Moles eating my garden…help!
I live in NW Connecticut and I am having a terrible problem with moles around and under my garden. I need suggestions to make them leave. I'm not interested in poisons because of my chickens and pets and if I tried those moles killing traps my kids would be very unhappy.
I've read that if you get rid of the grubs the moles will leave. I've tried confining my chickens around the garden perimeter to get the grubs but that doesn't seem to do enough. I've now just read the moles like the earthworms as well but you don't want to get rid of those so I'm at a loss. Two years in a row now the moles start tunneling around and in my garden and eat the roots and then within a couple weeks everything dies. I think it's has started again! My garden is looking anemic. Help!!!
I'll keep that option in my back pocket;-)
If you have abundant water, you can flood their tunnels. A high volume output hose stuffed into the hole and left to run for an hour will drown any in the passageway or force them to the surface where you can trap or kill them.
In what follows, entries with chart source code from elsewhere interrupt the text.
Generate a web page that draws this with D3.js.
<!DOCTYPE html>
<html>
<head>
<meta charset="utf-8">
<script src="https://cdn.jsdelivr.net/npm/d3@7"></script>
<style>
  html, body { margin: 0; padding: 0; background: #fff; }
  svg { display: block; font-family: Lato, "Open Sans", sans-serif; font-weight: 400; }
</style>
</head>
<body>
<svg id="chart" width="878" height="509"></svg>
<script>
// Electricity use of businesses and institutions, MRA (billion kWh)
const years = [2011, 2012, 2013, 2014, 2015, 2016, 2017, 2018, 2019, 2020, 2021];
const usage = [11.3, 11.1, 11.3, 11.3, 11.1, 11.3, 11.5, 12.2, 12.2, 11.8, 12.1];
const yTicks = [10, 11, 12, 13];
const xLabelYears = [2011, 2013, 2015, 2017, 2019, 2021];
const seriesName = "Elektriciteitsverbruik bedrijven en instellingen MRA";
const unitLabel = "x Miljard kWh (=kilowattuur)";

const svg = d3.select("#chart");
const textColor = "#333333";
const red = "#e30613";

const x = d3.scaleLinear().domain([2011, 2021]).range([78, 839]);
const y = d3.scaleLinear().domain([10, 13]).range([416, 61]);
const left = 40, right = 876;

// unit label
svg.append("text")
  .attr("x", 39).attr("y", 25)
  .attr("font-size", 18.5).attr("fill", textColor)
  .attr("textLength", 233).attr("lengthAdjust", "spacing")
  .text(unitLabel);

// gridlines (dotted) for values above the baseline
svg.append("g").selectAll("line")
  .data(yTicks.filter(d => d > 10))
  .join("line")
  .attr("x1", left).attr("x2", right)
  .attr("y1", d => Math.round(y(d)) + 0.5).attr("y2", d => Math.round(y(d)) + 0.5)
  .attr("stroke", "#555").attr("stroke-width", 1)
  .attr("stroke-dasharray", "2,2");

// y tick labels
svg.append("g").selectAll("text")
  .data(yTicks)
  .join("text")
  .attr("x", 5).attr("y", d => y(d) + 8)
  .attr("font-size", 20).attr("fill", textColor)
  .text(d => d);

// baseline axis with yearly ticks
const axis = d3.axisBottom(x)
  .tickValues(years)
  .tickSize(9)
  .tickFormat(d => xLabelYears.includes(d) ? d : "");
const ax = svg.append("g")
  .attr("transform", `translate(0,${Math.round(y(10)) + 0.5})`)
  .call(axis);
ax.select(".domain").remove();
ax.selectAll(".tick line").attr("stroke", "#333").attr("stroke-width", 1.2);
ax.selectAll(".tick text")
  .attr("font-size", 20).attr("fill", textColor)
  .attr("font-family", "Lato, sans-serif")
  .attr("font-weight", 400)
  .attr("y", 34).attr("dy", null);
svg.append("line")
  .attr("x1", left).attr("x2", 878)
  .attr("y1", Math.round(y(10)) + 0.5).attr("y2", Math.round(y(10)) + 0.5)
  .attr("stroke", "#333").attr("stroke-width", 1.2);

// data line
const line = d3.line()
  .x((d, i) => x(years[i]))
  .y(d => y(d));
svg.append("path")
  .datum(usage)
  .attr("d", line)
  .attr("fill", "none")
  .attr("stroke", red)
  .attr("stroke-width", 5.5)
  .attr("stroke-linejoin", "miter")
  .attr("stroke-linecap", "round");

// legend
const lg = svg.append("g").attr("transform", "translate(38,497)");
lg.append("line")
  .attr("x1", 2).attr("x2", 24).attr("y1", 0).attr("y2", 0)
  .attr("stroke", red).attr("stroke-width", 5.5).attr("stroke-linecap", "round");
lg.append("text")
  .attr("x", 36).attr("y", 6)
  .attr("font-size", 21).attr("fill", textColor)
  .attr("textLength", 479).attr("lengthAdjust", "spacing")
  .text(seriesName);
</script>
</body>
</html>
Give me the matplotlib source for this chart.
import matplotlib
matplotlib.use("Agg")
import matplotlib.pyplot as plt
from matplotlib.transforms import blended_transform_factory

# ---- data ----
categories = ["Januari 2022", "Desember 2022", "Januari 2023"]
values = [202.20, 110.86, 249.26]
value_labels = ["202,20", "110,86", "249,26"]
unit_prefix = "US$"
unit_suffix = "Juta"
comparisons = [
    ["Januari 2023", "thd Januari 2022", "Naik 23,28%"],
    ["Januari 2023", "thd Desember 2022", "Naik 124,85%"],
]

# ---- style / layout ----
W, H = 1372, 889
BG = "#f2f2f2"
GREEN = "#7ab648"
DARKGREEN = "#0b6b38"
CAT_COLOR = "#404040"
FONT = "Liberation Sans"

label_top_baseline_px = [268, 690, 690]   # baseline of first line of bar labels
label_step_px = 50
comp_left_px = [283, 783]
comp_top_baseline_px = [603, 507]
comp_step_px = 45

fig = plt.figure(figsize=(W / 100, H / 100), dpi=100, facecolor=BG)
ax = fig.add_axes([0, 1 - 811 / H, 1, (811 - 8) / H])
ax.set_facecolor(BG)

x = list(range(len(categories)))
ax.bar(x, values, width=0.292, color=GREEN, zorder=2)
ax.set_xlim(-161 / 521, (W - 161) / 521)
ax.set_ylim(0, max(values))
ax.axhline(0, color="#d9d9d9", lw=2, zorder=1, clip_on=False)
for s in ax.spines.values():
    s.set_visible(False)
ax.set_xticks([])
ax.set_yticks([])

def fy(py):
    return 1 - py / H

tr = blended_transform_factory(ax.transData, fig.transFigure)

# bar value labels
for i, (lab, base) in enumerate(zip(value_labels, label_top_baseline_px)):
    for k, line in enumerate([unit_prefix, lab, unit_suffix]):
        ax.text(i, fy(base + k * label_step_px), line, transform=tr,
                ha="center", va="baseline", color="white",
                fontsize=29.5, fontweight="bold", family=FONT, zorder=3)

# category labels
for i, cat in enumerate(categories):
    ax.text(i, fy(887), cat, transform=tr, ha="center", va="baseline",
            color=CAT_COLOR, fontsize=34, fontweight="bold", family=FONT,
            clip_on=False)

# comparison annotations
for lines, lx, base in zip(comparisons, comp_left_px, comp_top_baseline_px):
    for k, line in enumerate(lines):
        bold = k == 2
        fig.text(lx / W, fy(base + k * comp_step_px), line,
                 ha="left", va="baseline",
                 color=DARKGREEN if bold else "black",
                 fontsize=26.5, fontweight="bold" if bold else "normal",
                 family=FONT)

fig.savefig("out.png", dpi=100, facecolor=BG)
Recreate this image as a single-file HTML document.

If you want to be really aggressive, then use boiling water.
For what it's worth.
All the best.
I haven't tried it yet, but my neighbor swears by these. I think it must be working because all the moles seem to have fled her yard and headed for mine which now looks like WWII London.
There are 3 reviews on the Lowe's site and none of them are good. I have considered some sort of audible device but held off because I tried them with mice in my house and they didn't work. Since I've added cats…no more mice;-)
Need to find natural enemy of moles that won't cause more problems then they solve.
Might be something to try?
Meadow and pine voles eat plant material (vegetarians) and burrow in the ground. They are considered a garden pest. In general, moles are innocents in the garden as they eat grubs and worms (carnivores).
I too have voles in my garden. They increased when I: mulch with straw or hay, stopped turning the soil, and used 'lasagna' gardening methods. I control them by collapsing their tunnels, trapping (apple is a good bait), keep the surrounding area mowed close, mulch with wood chips or around fruit trees, round pebble mulch and if you have them use predators. Dogs, foxes, owls, etc. can reduce populations, but nothing totally eliminates populations of voles.
Here is a IPM fact sheet from Cornell: http://www.nysipm.cornell.edu/factsheets/treefruit/pests/vole/vole.asp
Good luck! – and I feel your pain.
We knew we had a problem with voles in the yard before we planted our garden. The cats kept catching them; one cat had no whiskers from jamming his face down the vole holes.
So I designed a raised bed garden with hardware cloth stapled to the bottoms of the boxes. This also stops gophers.
Brewer, I had the same problem a couple of years ago. It is bad enough to watch your leafy plants slowly go down hill and even more frustrating to pull up a carrot and there is nothing below the first inch. I've done several things and seem to have decreased their activity in my garden. Same with sweet potatoes. I was using lots of colorful metaphors that first year.
I did dig out my raised beds and put wire down and built some of the beds up more to keep the roots above the wire. They seem to seriously dislike castor oil (I can't blame them for that). Pour it into a new tunnel and try to coat the walls and let it run down a good ways. Buy it in bulk not small bottles. Some of the snake repellents are heavy on castor oil in the pellets and might be easier to use but I've not tried them. Moth balls might also work but I've not tried them. I bought several of those noise making things. Try to find some that have solar batteries that can be replaced, otherwise they will last a year and you will have to toss them. I wouldn't say they were that much help for just a year's use. My cat really dislikes the little buggers so sometimes I let her try her luck in places other than my raised beds. It can be fun to watch and she's gotten pretty good at thinning the herd some. I am experimenting with hardware cloth around the area where I grow corn and beans, rather than below, but not sure if it will really work long term.